Well-trained, experienced caregivers and small staff-to-child ratios are two important characteristics of good child care, says child development expert Sandra Scarr in her book, "Mother Care/Other Care." While finding the best arrangement for a particular child will depend on a variety of factors -- including the child's age and the resources available -- Scarr cites the following requisites for good care, adapted from a list compiled by Yale pediatrics professor Sally Provence:
*Good physical care. This includes feeding, diapering, ensuring safety, and wrapping and unwrapping as the temperature demands.
*A supportive physical environment. Child-size furniture and other objects should accommodate the youngster's interests and needs for group play and personal space.
*Responsiveness to individual needs. There should be a rich variety of social and individual activities.

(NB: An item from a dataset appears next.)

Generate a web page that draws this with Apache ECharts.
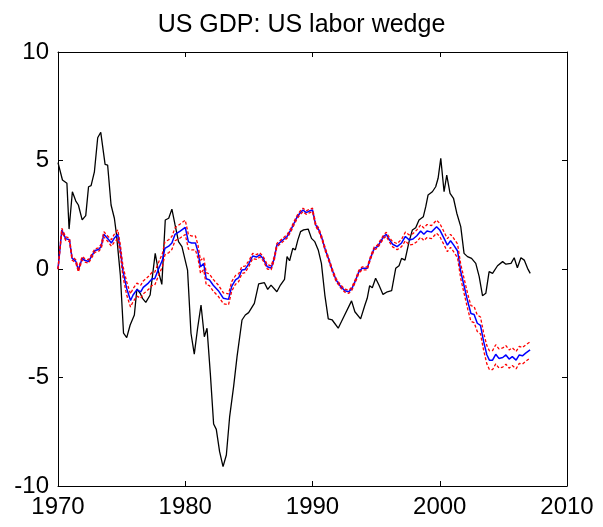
<!DOCTYPE html>
<html>
<head>
<meta charset="utf-8">
<title>US GDP: US labor wedge</title>
<script src="https://cdn.jsdelivr.net/npm/echarts@6/dist/echarts.min.js"></script>
<style>
  html, body { margin: 0; padding: 0; background: #fff; }
  #chart { width: 603px; height: 527px; }
</style>
</head>
<body>
<div id="chart"></div>
<script>
// black line: GDP deviation
const gdpYears = [1970.0, 1970.35, 1970.7, 1970.87, 1971.13, 1971.4, 1971.6, 1971.9, 1972.18, 1972.4, 1972.6, 1972.86, 1973.12, 1973.36, 1973.7, 1973.9, 1974.17, 1974.43, 1974.6, 1974.9,
  1975.15, 1975.4, 1975.67, 1976.0, 1976.2, 1976.46, 1976.64, 1976.9, 1977.24, 1977.64, 1977.9, 1978.16, 1978.43, 1978.7, 1978.95, 1979.2, 1979.47, 1979.74,
  1980.18, 1980.45, 1980.71, 1980.97, 1981.24, 1981.5, 1981.71, 1981.97, 1982.23, 1982.44, 1982.7, 1982.97, 1983.23, 1983.49, 1983.8, 1984.07, 1984.46, 1984.72, 1984.98,
  1985.43, 1985.77, 1986.22, 1986.48, 1986.74, 1987.2, 1987.48, 1987.8, 1988.0, 1988.2, 1988.45, 1988.65, 1988.85, 1989.06, 1989.3, 1989.66, 1989.92,
  1990.18, 1990.45, 1990.7, 1990.97, 1991.24, 1991.55, 1992.02, 1992.46, 1993.07, 1993.33, 1993.78, 1994.12, 1994.3, 1994.49, 1994.7, 1994.96,
  1995.22, 1995.54, 1995.88, 1996.22, 1996.54, 1996.8, 1997.0, 1997.27, 1997.59, 1997.85, 1998.11, 1998.37, 1998.71, 1998.9, 1999.08, 1999.42, 1999.68, 1999.87,
  2000.08, 2000.34, 2000.55, 2000.81, 2001.08, 2001.34, 2001.65, 2001.91, 2002.18, 2002.5, 2002.83, 2003.1, 2003.36, 2003.62, 2003.88, 2004.15, 2004.54, 2004.94,
  2005.2, 2005.6, 2005.85, 2006.1, 2006.38, 2006.64, 2006.9, 2007.11];
const gdp = [4.9, 4.1, 3.95, 1.84, 3.56, 3.13, 2.95, 2.26, 2.46, 3.79, 3.84, 4.48, 6.05, 6.3, 4.82, 4.79, 2.95, 2.34, 1.57, -0.28,
  -2.96, -3.16, -2.58, -2.12, -0.92, -1.12, -1.35, -1.54, -1.2, 0.72, -0.12, -0.71, 2.26, 2.34, 2.76, 2.03, 1.26, 1.03,
  -0.05, -2.96, -3.92, -2.73, -1.66, -3.12, -2.73, -4.81, -7.14, -7.39, -8.42, -9.11, -8.57, -6.8, -5.42, -4.04, -2.35, -2.12, -2.01,
  -1.58, -0.69, -0.63, -0.94, -0.74, -1.05, -0.74, -0.48, 0.57, 0.38, 0.95, 0.88, 1.34, 1.72, 1.8, 1.84, 1.41,
  1.26, 0.88, 0.26, -1.2, -2.3, -2.35, -2.73, -2.2, -1.47, -1.97, -2.3, -1.66, -1.35, -0.77, -0.86, -0.43,
  -0.74, -1.17, -1.05, -1.0, 0.03, 0.15, 0.49, 0.41, 1.26, 1.8, 1.9, 2.26, 2.41, 2.87, 3.41, 3.56, 3.79, 4.18,
  5.1, 3.56, 4.33, 3.49, 3.26, 2.57, 1.95, 0.72, 0.57, 0.49, 0.26, -0.35, -1.23, -1.12, -0.12, -0.2, 0.15, 0.34,
  0.22, 0.26, 0.52, 0.06, 0.52, 0.41, 0.03, -0.2];

// blue line: labor wedge simulation, red dashed: its band
const wedgeYears = [1970.0, 1970.3, 1970.6, 1970.9, 1971.1, 1971.4, 1971.6, 1971.9, 1972.1, 1972.4, 1972.6, 1972.9, 1973.2, 1973.4, 1973.6, 1973.9, 1974.2, 1974.4, 1974.7, 1974.9,
  1975.1, 1975.4, 1975.7, 1975.9, 1976.2, 1976.5, 1976.7, 1977.1, 1977.4, 1977.6, 1977.9, 1978.2, 1978.4, 1978.7, 1978.95, 1979.2, 1979.6,
  1980.0, 1980.25, 1980.5, 1980.8, 1981.0, 1981.2, 1981.45, 1981.65, 1981.9, 1982.2, 1982.6, 1983.0, 1983.4, 1983.65, 1983.95, 1984.2, 1984.45, 1984.7,
  1985.0, 1985.3, 1985.6, 1985.85, 1986.1, 1986.45, 1986.75, 1987.0, 1987.2, 1987.6, 1988.0, 1988.3, 1988.5, 1988.75, 1989.0, 1989.25, 1989.5, 1989.75,
  1990.0, 1990.25, 1990.5, 1990.75, 1991.0, 1991.3, 1991.55, 1991.85, 1992.2, 1992.55, 1992.85, 1993.1, 1993.4, 1993.65, 1993.9, 1994.3, 1994.55, 1994.85,
  1995.1, 1995.35, 1995.6, 1995.8, 1996.05, 1996.3, 1996.65, 1997.0, 1997.3, 1997.6, 1997.9, 1998.2, 1998.5, 1998.75, 1999.0, 1999.35, 1999.75,
  2000.0, 2000.35, 2000.6, 2000.85, 2001.1, 2001.4, 2001.65, 2001.9, 2002.2, 2002.45, 2002.7, 2002.95, 2003.2, 2003.45, 2003.7, 2003.9, 2004.15, 2004.4, 2004.65, 2004.95,
  2005.2, 2005.45, 2005.7, 2006.0, 2006.25, 2006.5, 2006.75, 2007.1];
const wedge = [0.0, 1.8, 1.4, 1.35, 0.5, 0.35, -0.05, 0.5, 0.4, 0.35, 0.55, 0.85, 0.9, 1.05, 1.6, 1.4, 1.2, 1.4, 1.6, 0.9,
  -0.1, -0.9, -1.45, -1.2, -0.95, -1.05, -0.85, -0.65, -0.45, -0.45, 0.0, 0.4, 0.95, 1.05, 1.2, 1.6, 1.75,
  1.92, 1.25, 1.2, 1.2, 0.8, 0.1, 0.25, -0.45, -0.5, -0.75, -1.0, -1.35, -1.4, -0.8, -0.5, -0.4, -0.05, -0.02,
  0.25, 0.6, 0.55, 0.65, 0.5, 0.1, 0.05, 0.5, 1.1, 1.3, 1.5, 1.8, 2.05, 2.35, 2.57, 2.72, 2.6, 2.67,
  2.72, 2.03, 1.8, 1.4, 0.9, 0.4, -0.05, -0.5, -0.8, -1.0, -1.05, -0.9, -0.5, -0.12, 0.03, 0.03, 0.5, 0.95,
  1.03, 1.26, 1.5, 1.6, 1.34, 1.14, 1.03, 1.2, 1.5, 1.34, 1.38, 1.53, 1.75, 1.6, 1.75, 1.7, 1.95,
  1.8, 1.4, 1.1, 1.3, 1.1, 0.83, -0.12, -0.75, -1.5, -2.05, -2.1, -2.5, -2.6, -3.35, -3.95, -4.2, -4.2, -3.93, -4.12, -4.08,
  -3.96, -4.15, -4.04, -4.2, -3.96, -4.0, -3.88, -3.73];
const wedgeHi = [0.02, 1.88, 1.48, 1.43, 0.58, 0.43, 0.03, 0.58, 0.48, 0.43, 0.63, 0.93, 0.98, 1.15, 1.72, 1.52, 1.35, 1.58, 1.8, 1.12,
  0.15, -0.6, -1.15, -0.9, -0.65, -0.75, -0.55, -0.35, -0.15, -0.15, 0.3, 0.7, 1.25, 1.35, 1.5, 1.9, 2.07,
  2.25, 1.58, 1.52, 1.52, 1.1, 0.4, 0.53, -0.17, -0.23, -0.48, -0.74, -1.1, -1.15, -0.58, -0.3, -0.22, 0.11, 0.13,
  0.38, 0.72, 0.66, 0.75, 0.6, 0.2, 0.14, 0.59, 1.18, 1.38, 1.58, 1.88, 2.13, 2.43, 2.65, 2.8, 2.68, 2.75,
  2.8, 2.1, 1.87, 1.47, 0.97, 0.47, 0.02, -0.43, -0.73, -0.93, -0.98, -0.83, -0.43, -0.05, 0.1, 0.1, 0.57, 1.02,
  1.1, 1.34, 1.58, 1.69, 1.44, 1.26, 1.17, 1.37, 1.7, 1.57, 1.63, 1.8, 2.03, 1.89, 2.05, 2.0, 2.25,
  2.1, 1.7, 1.4, 1.6, 1.41, 1.15, 0.21, -0.41, -1.15, -1.69, -1.73, -2.12, -2.21, -2.95, -3.53, -3.77, -3.76, -3.49, -3.68, -3.64,
  -3.53, -3.73, -3.63, -3.8, -3.57, -3.62, -3.5, -3.36];
const wedgeLo = [-0.02, 1.72, 1.32, 1.27, 0.42, 0.27, -0.13, 0.42, 0.32, 0.27, 0.47, 0.77, 0.82, 0.95, 1.48, 1.28, 1.05, 1.22, 1.4, 0.68,
  -0.35, -1.2, -1.75, -1.5, -1.25, -1.35, -1.15, -0.95, -0.75, -0.75, -0.3, 0.1, 0.65, 0.75, 0.9, 1.3, 1.43,
  1.59, 0.92, 0.88, 0.88, 0.5, -0.2, -0.03, -0.73, -0.77, -1.02, -1.26, -1.6, -1.65, -1.02, -0.7, -0.58, -0.21, -0.17,
  0.12, 0.48, 0.44, 0.55, 0.4, 0.0, -0.04, 0.41, 1.02, 1.22, 1.42, 1.72, 1.97, 2.27, 2.49, 2.64, 2.52, 2.59,
  2.64, 1.96, 1.73, 1.33, 0.83, 0.33, -0.12, -0.57, -0.87, -1.07, -1.12, -0.97, -0.57, -0.19, -0.04, -0.04, 0.43, 0.88,
  0.96, 1.18, 1.42, 1.51, 1.24, 1.02, 0.89, 1.03, 1.3, 1.11, 1.13, 1.26, 1.47, 1.31, 1.45, 1.4, 1.65,
  1.5, 1.1, 0.8, 1.0, 0.79, 0.51, -0.45, -1.09, -1.85, -2.41, -2.47, -2.88, -2.99, -3.75, -4.37, -4.63, -4.64, -4.37, -4.56, -4.52,
  -4.39, -4.57, -4.45, -4.6, -4.35, -4.38, -4.26, -4.1];

const xTicks = [1970, 1980, 1990, 2000, 2010];
const yTicks = [-10, -5, 0, 5, 10];

function pairs(xs, ys) {
  return xs.map(function (x, i) { return [x, ys[i]]; });
}

const myChart = echarts.init(document.getElementById('chart'), null, { renderer: 'canvas' });
const font = 'Liberation Sans, Arial, sans-serif';

function axisBase(show) {
  return {
    type: 'value',
    axisLine: { show: true, onZero: false, lineStyle: { color: '#000', width: 1 } },
    axisTick: { show: true, inside: true, length: 5, lineStyle: { color: '#000', width: 1 } },
    splitLine: { show: false },
    axisLabel: { show: show, color: '#000', fontFamily: font, fontSize: 24 }
  };
}

const option = {
  animation: false,
  backgroundColor: '#fff',
  title: {
    text: 'US GDP: US labor wedge',
    left: 'center',
    top: 8,
    textStyle: { fontFamily: font, fontSize: 25, fontWeight: 'normal', color: '#000' }
  },
  grid: { left: 58, right: 36, top: 52, bottom: 41 },
  xAxis: [
    Object.assign(axisBase(true), { min: 1970, max: 2010, interval: 10, position: 'bottom',
      axisLabel: { show: true, color: '#000', fontFamily: font, fontSize: 24, margin: 9,
        formatter: function (v) { return xTicks.indexOf(v) >= 0 ? String(v) : ''; } } }),
    Object.assign(axisBase(false), { min: 1970, max: 2010, interval: 10, position: 'top' })
  ],
  yAxis: [
    Object.assign(axisBase(true), { min: -10, max: 10, interval: 5, position: 'left',
      axisLabel: { show: true, color: '#000', fontFamily: font, fontSize: 24, margin: 9,
        formatter: function (v) { return yTicks.indexOf(v) >= 0 ? String(v) : ''; } } }),
    Object.assign(axisBase(false), { min: -10, max: 10, interval: 5, position: 'right' })
  ],
  series: [
    {
      name: 'GDP', type: 'line', showSymbol: false, symbol: 'none',
      data: pairs(gdpYears, gdp),
      lineStyle: { color: '#000', width: 1.3 }
    },
    {
      name: 'labor wedge', type: 'line', showSymbol: false, symbol: 'none',
      data: pairs(wedgeYears, wedge),
      lineStyle: { color: '#0000ff', width: 1.5 }
    },
    {
      name: 'upper', type: 'line', showSymbol: false, symbol: 'none',
      data: pairs(wedgeYears, wedgeHi),
      lineStyle: { color: '#ff0000', width: 1.3, type: [3, 2] }
    },
    {
      name: 'lower', type: 'line', showSymbol: false, symbol: 'none',
      data: pairs(wedgeYears, wedgeLo),
      lineStyle: { color: '#ff0000', width: 1.3, type: [3, 2] }
    }
  ]
};

myChart.setOption(option);
</script>
</body>
</html>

Opportunities for the child to act on his or her environment. For children to feel effective and competent, materials and opportunities should be available for them to hammer, paste, color, sweep, wash, build, mash, throw, kick, mix, stir, dance, strum, skip, button and zip.
An enriching emotional atmosphere. Caregivers should be consistently available, affectionate, patient, good listeners and good talkers who are enthusiastic about the child's achievements.
*A speaking social partner. Babies and children need responsive adults who make conversation with them. Even 1-year-olds learn how to take turns in a communication between two people. They may not have words, but they listen and then respond; they initiate and wait for a partner to respond.
*Experiences with consistency and repetition, variety and contrast. Everyone's world needs comforting consistency and interesting variety. Too much of the former is boring; too much of the latter is fearsome.
*Toys and other playthings appropriate to the developmental levels and interests of children.
*Limits, prohibitions and expectations for conformity. Just as children need opportunities to express themselves, they also need to learn limits on their behaviors that will make them acceptable members of their society. Adults must teach them these social rules, especially those that affect safety and others' rights.